Some of you still need to work on algebra with sums, products, and logs. Mistakes that creap in there can make the rest of the problem meaningless.
If you compute a number in R, show it to me. If you save it and don’t show it, I can’t tell what it is. (And I’m not going to retype all of your code to find out.) If you don’t show it, I can’t grade it. In particular, for hypothesis tests, you should always show the test statistic and the p-value. In general, it is a good idea to show of the intermediate results in a longer calculation. That makes it much easier to diagnose things when there are problems. (When you are working in a live session, you can always query any values you want, but I can’t do that from your paper.)
For the most part, your code is looking much better this semester. But I’ll keep commenting on things that you should improve.
It would seem that some of you never look at the things you print. Please look them over. If you have text flowing off the page, I can’t read it. Use the return key to put line breaks in good places to keep things from running off the page.
Don’t forget to do sanity checking on your R code. Do some things that will let you know whether things might be broken. If you write a function, plug in a few numbers to make sure it is working. If you generate data randomly, look at the distribution. (If all the values are the same, you probably didn’t do that random thing you thought you did.)
Name things well. I saw several functions named pval_minus_critial() that had no direct connection to p-values. When I see that sort of thing, I get concerned that you don’t fully understand what you are doing. [Note: We can get likelihood confidence interval either by looking at the value of \(W = -2\) likelihood ratio, or by looking at p-values. The solutions show both ways.]
Most of you missed the point of the statndard error comparison. \(I^{-1/2}(\hat \theta)\) is an estimate of the standard error. But in this example, we can work out the standard error exactly (because we know a lot about binomial distributions). If you compare the actual standard error to the estimated standard error, you will see that the estimate simply plugs in \(\hat \pi\) where \(\pi\) should be. (This is sometime referred to as a “plug-in estimate”.)
The is an extra word in the statment of this problem. “Ratio” should not be there. Just log odds, not log odds ratio. (We can use log odds ratio as a way to compare two odds, but we only have one odds in this situation.)
Most of you did not work with \(\theta =\) log odds \(= \log(\pi/(1-\pi))\).

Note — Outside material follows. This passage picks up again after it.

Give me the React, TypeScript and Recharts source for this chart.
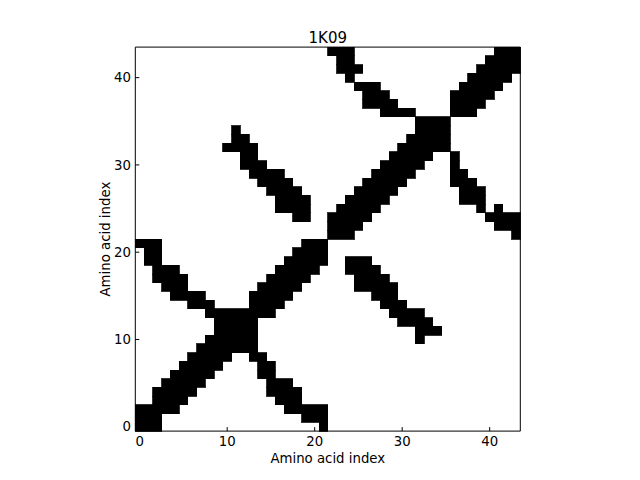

Also, there was some confusion along the way regarding parameters, which resulted in \(\theta\)’s and \(\pi\)’s getting swapped for each other. Be sure to take a look at the solution.
When computing method of moments estimates, don’t forget that var() does not compute the 2nd data moment. (The second data moment has \(n\) in the denominator instead of \(n - 1\)).
I wasn’t always sure everyone was understanding how the likelihood ratio works when we have more than one parameter. Be sure you understand what \(L(\hat\Omega_0)\) and \(L(\hat\Omega)\) are and how to calculate them (either algebraically or numerically, depending on the situation).
The simulations did not go well for some of you. You might start by stating in words what you need to simulate.
In this case we need to
simulate a sample of size 30 drawn from a \(Unif(0,1)\) distribution (that’s what the null hypothesis tells us)
compute \(W = -2 \log( \frac{L(\hat\theta_0)}{L(\hat\theta)}\) for this sample
We will do this some large number of times, collecting up all those \(W\)’s. Then we can compare the \(W\) computed form the actual data with the distribution of \(W\)’s computed from many simulated samples.
If you write a function to do one simulation and call it one_sim(...), then do(10000) * one_sim(...) will run the simulation 10,000 times (which still isn’t really enough to estimate the p-value very well when it is so small).
There are some other things we can do via simulation as well.
We can also compare the distribution of the simulated \(W\)’s to \(Chisq(1)\) so see if they look similar.
We can check whether simulated p-values appear to be uniformly distributed. (This is equivalent to the chi-squared check.)
We can also check whether the log-likelihood function is roughly quadratic. (We will be less concerned the better the quadratic approximation is – but remember that invariance means that things might be better than they appear.)
Final note: When you calculate a p-value using simulations, that too is only an estimate and there will be sampling variability. If you treat the simulations like a binomial situation (a bunch of simulations, each one had a test statistic either larger or smaller than the observered one, etc.), then you can use binom.test() to get a confidence interval for the p-value (which would be the unknown probability of observing a large value of \(W\) in this situation). Some software that computes p-values via simulations will report these sorts of confidence intervals.